De fantasias y fantasiosos
La decisión de volver a presentar los proyectos de herencia y plusvalía tiene tres motivaciones. Es un acto de desafío contra la opinión pública; tiene como objeto azuzar el pretendido odio de clases que ha influenciado a la política pública del Gobierno; y es un globo de ensayo adicional en la interminable tarea de distraer la atención sobre los problemas de la crisis engendrada por el inepto manejo de la economía.
¿Profundizar la revolución? ¡Ja! Estamos en aguas profundas y miasmáticas por la imprevisión y la fantasía de que el Estado puede resolver problemas que son de su propia hechura.
La herencia es connatural a la familia al igual que el patrimonio conseguido como producto del trabajo. La transferencia intergeneracional de la riqueza que se origina en el esfuerzo y la inteligencia de un padre o una madre trabajadora es un producto individual con consecuencias sociales normalmente positivas.
La amenaza contra los productores resulta de inmediato en la migración de capitales, la paralización de la inversión y el consecuente desempleo y pobreza. Fantasear que un Estado corrupto es socialmente apto, motivado por factores tan primarios como la envidia y el revanchismo, es la sinrazón misma de ser de gobierno alguno.
De igual forma, reclamar que la acción del Gobierno provoca la plusvalía se origina en la ignorancia de lo que es el mercado. El valor de las cosas está dado en parte por su utilidad, y su precio es función de la oferta y la demanda, y no de ningún decreto o ley. Una carretera, por la cual los usuarios deben pagar impuestos o peaje, tiene también efectos nocivos como la contaminación, el ruido y la inseguridad, efectos que sí son asumidos por el mercado pero ignorados por el burócrata.

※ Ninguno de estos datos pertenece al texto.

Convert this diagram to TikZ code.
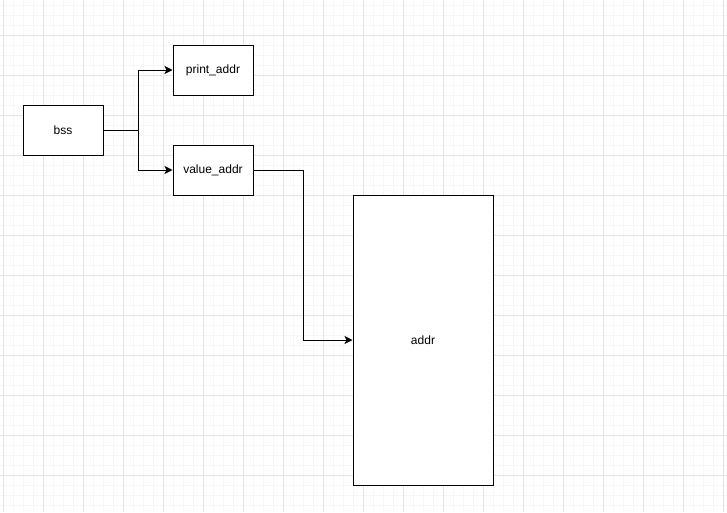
\documentclass[tikz,border=0pt]{standalone}
\usepackage{fontspec}
\setmainfont{Liberation Sans}
\usetikzlibrary{arrows.meta}

\tikzset{
  gridminor/.style={draw=black!3, line width=0.8pt},
  gridmajor/.style={draw=black!11, line width=0.8pt},
  membox/.style={draw=black, fill=white, line width=1pt, inner sep=0pt,
    font=\fontsize{12}{14}\selectfont},
  link/.style={draw=black, line width=1pt, -{Stealth[length=8pt,width=8pt,inset=2pt]}}
}

\begin{document}
\begin{tikzpicture}[x=1pt, y=-1pt]
        \useasboundingbox[fill=white] (0,0) rectangle (727,512);
        % background grid
        \foreach \x in {3,13,...,723} \draw[gridminor] (\x,0) -- (\x,512);
        \foreach \y in {5,15,...,505} \draw[gridminor] (0,\y) -- (727,\y);
        \foreach \x in {3,43,...,723} \draw[gridmajor] (\x,0) -- (\x,512);
        \foreach \y in {35,75,...,475} \draw[gridmajor] (0,\y) -- (727,\y);

        % boxes
        \node[membox, minimum width=80pt, minimum height=50pt] (bss) at (63,130) {bss};
        \node[membox, minimum width=80pt, minimum height=50pt] (print_addr) at (213,70) {print\_addr};
        \node[membox, minimum width=80pt, minimum height=50pt] (value_addr) at (213,170) {value\_addr};
        \node[membox, minimum width=140pt, minimum height=290pt] (addr) at (423,340) {addr};

        % connectors
        \coordinate (split) at (138,130);
        \coordinate (bend) at (303,170);
        \draw[link] (bss.east) -- (split) |- (print_addr.west);
        \draw[link] (bss.east) -- (split) |- (value_addr.west);
        \draw[link] (value_addr.east) -- (bend) |- (addr.west);
    \end{tikzpicture}
\end{document}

El mercado de tierras es un instrumento de intercambio que, localmente y para dar un ejemplo entendido por los guayaquileños, ha permitido sostener el patrimonio de la Junta de Beneficencia, patrimonio que lo utiliza para brindar la calidad de acción social y de bienestar que ningún gobierno hasta el día de hoy, ha mostrado la vocación para llevar a cabo.
Que quede claro, además, que el celo y cuidado de la propiedad no es solo actitud de las clases pudientes, sino del ser humano. El comunismo, al romper el derecho a la propiedad, devino en la barbarie del siglo XX y tuvo su merecido fin. No es que los del siglo XXI no hayan leído la historia, sino que volvieron a cometer los mismos errores, esperando resultados diferentes.
Hablar en estos términos, sin embargo resulta estéril con quienes fueron formados en escuelas panfletarias, que cuando contestan lo hacen con improperios, o con estrofas de la última lección memorizada.
Con las distracciones que arman avanzan hacia el final, donde la herencia que quede de su paso por el poder, esa sí deleznable, será el ultraendeudamiento, la insolvencia fiscal, la imperiosa necesidad de desbaratar un Estado inservible y nocivo, el laborioso trabajo de desencajar el centralismo y la profilaxis de incinerar las toneladas de propaganda que mantuvieron la fantasía de la potencia mundial, ¡asombro del planeta entero!